Sunday, April 29, 2007

Owly wake-up call

Garrison Keillor was telling his weekend tale of Wobegon this morning as I was driving along Arapaho. It was a pretty good tale until one of his characters became "owly". Slam me back to 1960! Garrison rambled on without me. There I was, left on a sidetrack.

Mom used to say we were "being owly", but I haven't heard the expression since kindergarten. "Crabby" is the sort of grumpiness children develop when they need a nap. To me, "owly" is the type of grumpiness children exhibit when they have been so, so sound asleep under their special blankie that they resist adult efforts to get them awake and moving in the adult's required direction.

Hearing "owly" didn't make a letter-spelled mental word-recognition. It made a strange sound like a stylus scratching a 78 rpm record combined with the blank air just before the local radio station's test of the emergency broadcast system. This was only a test. Owly is when you are being rushed, your shoes are on the wrong feet, your fuzzy tights are riding really low in the saddle, and your room smells like the first furnace run of the chilly, wet autumn.

How is "owly" spelled? Does it have something to do with birds, or is it a more preliterate stomach growl of a child sent to fetch something from a Bohemian root cellar?

I blink my eyes, and swivel my head almost 360 degrees. My limbs are wrapped tight by a boa constrictor. Still, it's satisfying to have been plucked from throwing wooden building blocks and plunked into bed on account of crabbiness, having put up a good fight against the tyranny of naptime, but ultimately waking up more irritable than before.

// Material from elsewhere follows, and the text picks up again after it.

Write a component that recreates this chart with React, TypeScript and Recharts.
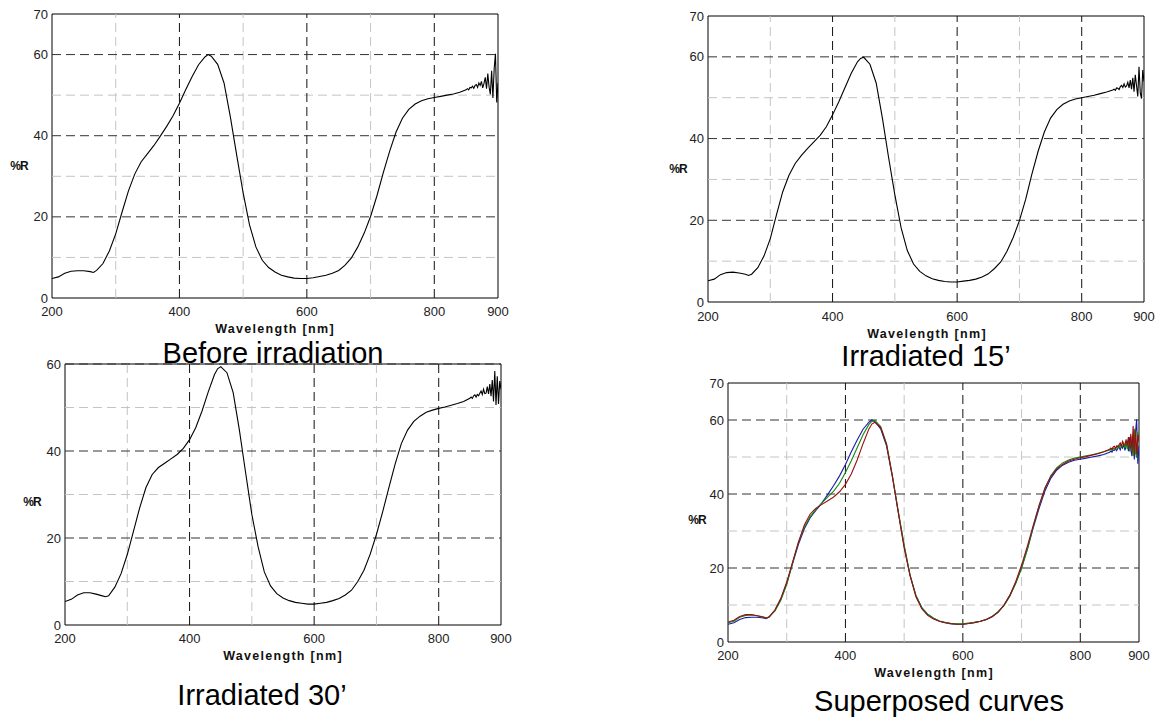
import React from "react";
import { LineChart, Line, XAxis, YAxis, ReferenceLine, ReferenceArea } from "recharts";

// wavelength samples (nm), denser at the noisy tail
const wavelength = [
  200, 210, 220, 230, 240, 250, 260, 265, 270, 280, 290, 300, 310, 320, 330, 340, 350, 360, 370, 380,
  390, 400, 410, 420, 430, 440, 445, 450, 460, 470, 480, 490, 500, 510, 520, 530, 540, 550, 560, 570,
  580, 590, 600, 610, 620, 630, 640, 650, 660, 670, 680, 690, 700, 710, 720, 730, 740, 750, 760, 770,
  780, 790, 800, 810, 820, 830, 840, 850,
  852, 854, 856, 858, 860, 862, 864, 866, 868, 870, 872, 874, 876, 878, 880, 882, 884, 886, 888, 890,
  892, 894, 896, 898, 900,
];

const beforeIrradiation = [
  4.8, 5.2, 6.1, 6.6, 6.7, 6.7, 6.5, 6.3, 6.8, 8.5, 11.6, 15.8, 21.2, 26.4, 30.6, 33.6, 35.6, 37.6, 39.9, 42.3,
  44.9, 48.0, 51.4, 54.6, 57.5, 59.4, 60.0, 59.6, 57.6, 53.0, 44.6, 35.1, 25.9, 18.0, 12.6, 9.3, 7.5, 6.4, 5.6, 5.2,
  4.9, 4.8, 4.8, 5.0, 5.3, 5.6, 6.1, 6.8, 8.1, 9.9, 12.6, 16.0, 20.1, 25.2, 30.9, 36.2, 40.9, 44.3, 46.5, 47.8,
  48.6, 49.1, 49.4, 49.7, 50.0, 50.3, 50.7, 51.3,
  51.6, 51.3, 51.9, 51.8, 52.2, 51.7, 52.4, 52.6, 51.9, 53.0, 52.4, 53.4, 51.8, 52.9, 54.4, 51.6, 55.3, 52.0, 50.2, 56.0,
  49.3, 56.5, 60.2, 48.2, 53.0,
];

const irradiated15 = [
  5.2, 5.6, 6.7, 7.2, 7.3, 7.1, 6.8, 6.5, 6.8, 8.4, 11.3, 15.5, 21.4, 27.0, 31.0, 33.9, 35.9, 37.6, 39.2, 40.8,
  42.9, 45.8, 49.0, 52.5, 56.0, 58.8, 59.6, 59.9, 58.2, 53.6, 45.0, 35.3, 26.2, 18.2, 12.6, 9.3, 7.5, 6.4, 5.7, 5.3,
  5.0, 4.9, 4.9, 5.1, 5.3, 5.6, 6.1, 6.9, 8.2, 9.8, 12.4, 15.8, 19.9, 25.1, 31.3, 36.9, 41.6, 45.0, 47.1, 48.4,
  49.2, 49.7, 50.0, 50.3, 50.6, 51.0, 51.4, 51.9,
  52.1, 51.8, 52.4, 52.3, 52.0, 52.7, 53.0, 52.5, 53.4, 52.6, 52.9, 53.8, 52.4, 54.3, 52.1, 54.9, 51.5, 55.6, 53.0, 50.3,
  57.6, 51.2, 49.8, 56.8, 54.0,
];

const irradiated30 = [
  5.4, 5.9, 6.9, 7.4, 7.4, 7.1, 6.7, 6.5, 6.7, 8.7, 11.8, 16.2, 21.6, 27.0, 31.6, 34.6, 36.2, 37.2, 38.2, 39.2,
  40.6, 42.6, 45.4, 49.2, 53.6, 57.6, 58.9, 59.4, 58.0, 53.4, 44.8, 35.0, 25.4, 18.0, 12.2, 9.0, 7.2, 6.2, 5.6, 5.2,
  5.0, 4.8, 4.8, 5.0, 5.2, 5.6, 6.1, 6.9, 8.0, 10.0, 12.6, 16.3, 20.8, 26.0, 31.6, 37.0, 41.7, 44.8, 46.8, 48.0,
  48.9, 49.4, 49.8, 50.1, 50.5, 50.9, 51.4, 52.1,
  52.4, 52.1, 52.7, 52.9, 52.4, 53.0, 52.7, 53.3, 53.8, 53.0, 54.2, 53.2, 53.3, 54.8, 53.1, 55.4, 52.6, 56.3, 51.4, 58.4,
  50.6, 57.2, 50.8, 56.1, 54.2,
];

const xTicks = [200, 400, 600, 800, 900];
const yTicks70 = [0, 20, 40, 60, 70];
const yTicks60 = [0, 20, 40, 60];
const majorX = [400, 600, 800];
const minorX = [300, 500, 700];
const majorY = [20, 40, 60];
const minorY = [10, 30, 50];

const data = wavelength.map((wl, i) => ({
  wl,
  before: beforeIrradiation[i],
  irr15: irradiated15[i],
  irr30: irradiated30[i],
}));

const FONT = "'Liberation Sans', Arial, Helvetica, sans-serif";

type Series = { key: string; color: string };

type PanelProps = {
  left: number;
  top: number;
  plotW: number;
  plotH: number;
  yMax: number;
  yTicks: number[];
  series: Series[];
  tickGap: number;
  title: string;
  titleX: number;
  titleBase: number;
  xLabelX: number;
  xLabelBase: number;
  rX: number;
  rY: number;
};

// top of a line box of height lh so that the text baseline lands on base
const baseTop = (base: number, size: number, lh: number) => base - ((lh - 1.117 * size) / 2 + 0.905 * size);

const Panel = (p: PanelProps) => {
  const mL = 60;
  const mT = 10;
  const w = p.plotW + mL + 20;
  const h = p.plotH + mT + 40;
  return (
    <>
      <div style={{ position: "absolute", left: p.left - mL, top: p.top - mT, width: w, height: h }}>
        <LineChart width={w} height={h} data={data} margin={{ top: mT, right: 20, bottom: 0, left: 0 }}>
          <XAxis
            dataKey="wl"
            type="number"
            domain={[200, 900]}
            ticks={xTicks}
            height={40}
            axisLine={false}
            tickLine={false}
            tickSize={0}
            tickMargin={p.tickGap}
            tick={{ fontSize: 13, fill: "#222", fontFamily: FONT }}
            allowDataOverflow
          />
          <YAxis
            type="number"
            domain={[0, p.yMax]}
            ticks={p.yTicks}
            width={mL}
            axisLine={false}
            tickLine={false}
            tickSize={0}
            tickMargin={4}
            tick={{ fontSize: 13, fill: "#222", fontFamily: FONT }}
            allowDataOverflow
          />
          {minorX.map((x) => (
            <ReferenceLine key={"mx" + x} x={x} stroke="#c4c4c4" strokeDasharray="9 5" />
          ))}
          {minorY.map((y) => (
            <ReferenceLine key={"my" + y} y={y} stroke="#c4c4c4" strokeDasharray="9 5" />
          ))}
          {majorX.map((x) => (
            <ReferenceLine key={"Mx" + x} x={x} stroke="#111" strokeDasharray="9 5" />
          ))}
          {majorY.map((y) => (
            <ReferenceLine key={"My" + y} y={y} stroke="#333" strokeDasharray="9 5" />
          ))}
          <ReferenceArea x1={200} x2={900} y1={0} y2={p.yMax} fill="none" fillOpacity={0} stroke="#000" strokeWidth={1} />
          {p.series.map((s) => (
            <Line
              key={s.key}
              type="linear"
              dataKey={s.key}
              stroke={s.color}
              strokeWidth={1.1}
              dot={false}
              isAnimationActive={false}
            />
          ))}
        </LineChart>
      </div>
      <div
        style={{
          position: "absolute", left: p.rX - 20, top: p.rY - 6, width: 40, textAlign: "center",
          fontFamily: FONT, fontWeight: "bold", fontSize: 12, lineHeight: "12px", letterSpacing: -1, color: "#111",
        }}
      >
        %R
      </div>
      <div
        style={{
          position: "absolute", left: p.xLabelX - 150, top: baseTop(p.xLabelBase, 12.5, 10), width: 300, textAlign: "center",
          fontFamily: FONT, fontWeight: "bold", fontSize: 12.5, lineHeight: "10px", letterSpacing: 1.3, color: "#111",
        }}
      >
        Wavelength [nm]
      </div>
      <div
        style={{
          position: "absolute", left: p.titleX - 200, top: baseTop(p.titleBase, 29, 22), width: 400, textAlign: "center",
          fontFamily: FONT, fontSize: 29, lineHeight: "22px", color: "#000",
        }}
      >
        {p.title}
      </div>
    </>
  );
};

const App = () => {
  return (
    <div style={{ position: "absolute", left: 0, top: 0, width: 1174, height: 717, background: "#fff" }}>
      <Panel
        left={52} top={14} plotW={446} plotH={284} yMax={70} yTicks={yTicks70}
        series={[{ key: "before", color: "#000" }]} tickGap={9}
        title="Before irradiation" titleX={273} titleBase={363}
        xLabelX={275} xLabelBase={333.5} rX={19} rY={166}
      />
      <Panel
        left={708} top={16} plotW={436} plotH={286} yMax={70} yTicks={yTicks70}
        series={[{ key: "irr15", color: "#000" }]} tickGap={10}
        title="Irradiated 15’" titleX={926} titleBase={366}
        xLabelX={927} xLabelBase={338} rX={678} rY={169}
      />
      <Panel
        left={65} top={364} plotW={436} plotH={261} yMax={60} yTicks={yTicks60}
        series={[{ key: "irr30", color: "#000" }]} tickGap={9}
        title="Irradiated 30’" titleX={262} titleBase={705}
        xLabelX={283} xLabelBase={660} rX={32} rY={502}
      />
      <Panel
        left={728} top={383} plotW={411} plotH={259} yMax={70} yTicks={yTicks70}
        series={[
          { key: "before", color: "#1a1aa8" },
          { key: "irr15", color: "#108a10" },
          { key: "irr30", color: "#9a1010" },
        ]}
        tickGap={9}
        title="Superposed curves" titleX={939} titleBase={711}
        xLabelX={934} xLabelBase={677} rX={697} rY={520}
      />
    </div>
  );
};

export default App;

Don't want to make Colorforms designs on the cold living room windows. Don't want to be zipped in a jacket for a quick trip to the Hinky Dinky, a visit to the pediatrician, or a sibling's dance lesson carpool. Just want to snuggle back down into the nest of acrid-smelling warm feathers and furless stuffed animals.

"Owly" is exactly right. I will look at the little preschoolers struggling to wake up with a wiser, softer lens.

I'm not the only word junkie out there trying to find out about "owly". Maybe Garrison Keillor will post a comment and let us all know more about this rare word--after he wakes up from naptime!